Roma: quel silenzio assordante dopo la rabbia, panorama politico post-atomico.

Un romano su due non ha votato. Non ha votato per il suo sindaco, per la figura istituzionale che – in teoria – dovrebbe essere il suo rappresentante più prossimo, più vicino alla vita quotidiana. Se pensiamo ad Argan, a Petroselli, ma persino al primo Rutelli o a Veltroni sembra una voragine questa mancanza. Un’assenza che racconta il distacco della città, la sua indolenza, quel modo felino di arrangiarsi che abbiamo noi romani come se la vita fosse una strada piena di buche mandate a memoria da evitare col sorriso e un’imprecazione da far ridere tutti.

Quel modo di essere romani che è Totti legato alla maglia per tutta la vita e che ci ha messo quella vita per intero a capire che bisogna rispettare le regole perché non si reagisce quando si pigliano i calci e gli insulti altrimenti si passa dalla parte del torto.

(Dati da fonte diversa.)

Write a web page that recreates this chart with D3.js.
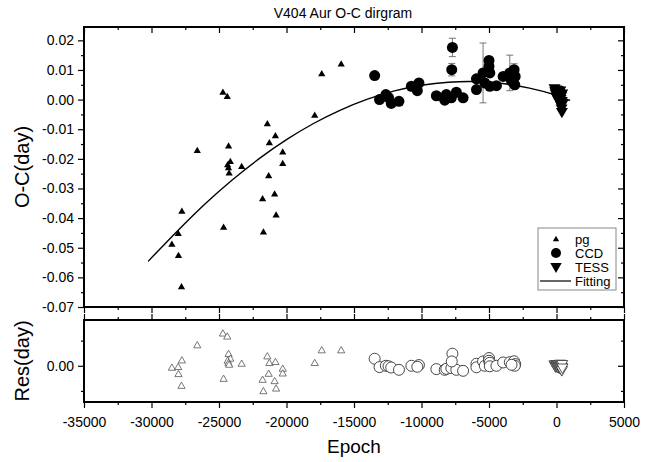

Quel modo che abbiamo tutti che attraversiamo la strada appena si può che non c’è tempo di cercare le strisce anche perché quasi sempre non si trovano mai, cancellate dal sole e dall’usura e mai troppo in tempo ridisegnate sull’asfalto. Quel modo di essere un po’ arroganti, un po’ prepotenti un po’ “nun me guardà, oggi nun’è giornata”.

E’ difficile raccontare Roma. E’ diventata un millefoglie di umanità complesse, di attitudini border-line tra il vivere e il sopravvivere, di file di migranti che dormono lungo tutta la parete della Stazione Termini che ti manca il fiato quando ci passi e di strade collassate dove sfondare i cerchi delle macchine e dei motorini e di strade buie e di pianerottoli dove mandarsi a fanculo per una perdita d’acqua e di avvocati dei Parioli con la Smart alle prese coi divorzi, anche del proprio volendo e di feste sui terrazzi noiose a dirsi ciao come stai quanto tempo che la città è enorme e piccola allo stesso tempo. E non bastano queste 3 pennellate, non basta mai nulla per descrivere Roma. Provi ad afferrarla fuori dallo Stadio e ti sfugge: ci sono tutti. Così in Chiesa così nei locali. Si prende gioco di te. E a proposito di gioco in ogni quartiere si aprono tunnel, come tane di talpe, buchi con vetrine blindate dove pezzi di città spariscono per riapparire altrove. Violenta, lenta, aggressiva e piaciona. Niente, tanto non basta. Chiunque ci provi a raccontarla senza scadere in un cliché limitato e retorico ci fa la figura dello scemo. Dovresti prendere una macchina fotografica e stare zitto. E usarla ogni giorno a tutte le ore e tutto l’anno. Poi forse riusciresti a fare vedere qualcosa di Roma senza sembrare uno scemo.

A Roma c’è un pezzo che alle ultime politiche ha votato Grillo. Un botto di gente. E questa volta invece non è andata a votare. Un silenzio più assordante delle grida di rabbia di febbraio. Un silenzio che racconta il desiderio di una politica che sia cambiamento ma non distruzione. Una lezione per tutti. L’astinenza è il grido della democrazia, molto più del voto di protesta a liste appena nate, ancora incognite nella fattibilità dei loro stessi intenti. Ma quel silenzio, dopo soli 3 mesi, è un segno evidente di intelligenza. Ci sono due cose dentro, al di là di tutto.

Una che punisce tutti. E quindi, al contrario di ciò che dice Epifani, punisce il governo in carica, non lo premia e approva manco per niente. Facciamo che i dirigenti PD restano in silenzio fino alle 15:01 del 10 giugno. Dai facciamo questo gioco. Per favore.

L’altra è la punizione per chi aveva le carte per isolare Berlusconi e questa destra sguaiata e invece si è astenuto da quel ruolo, pestando i piedi e rifiutando il ruolo di attore di una prova inedita. Il M5S avrebbe potuto governare con il PD, sfidare il PD e guidare alcuni processi. Se avesse avuto la maturità per farlo. Non l’ha avuta.

Non si fa. Direbbe Pasquino: se te ce mando, fai qualcosa.

E così quel silenzio è una grande occasione per la politica del dopo. Quella del the day after quella a cui toccherà ripartire dalle macerie lasciate da un grande grido seguito da un grande silenzio. Sembra il panorama postatomico di un cartone animato giapponese questo risultato emerso dalle urne.

C’è un pezzo di Roma che parla a nome del resto del Paese che dice: forte cambiamento, ma non dice distruzione. Per favore decodificare il messaggio. Per favore provvedere in fretta.

Nel frattempo per favore salvare Roma. Stop.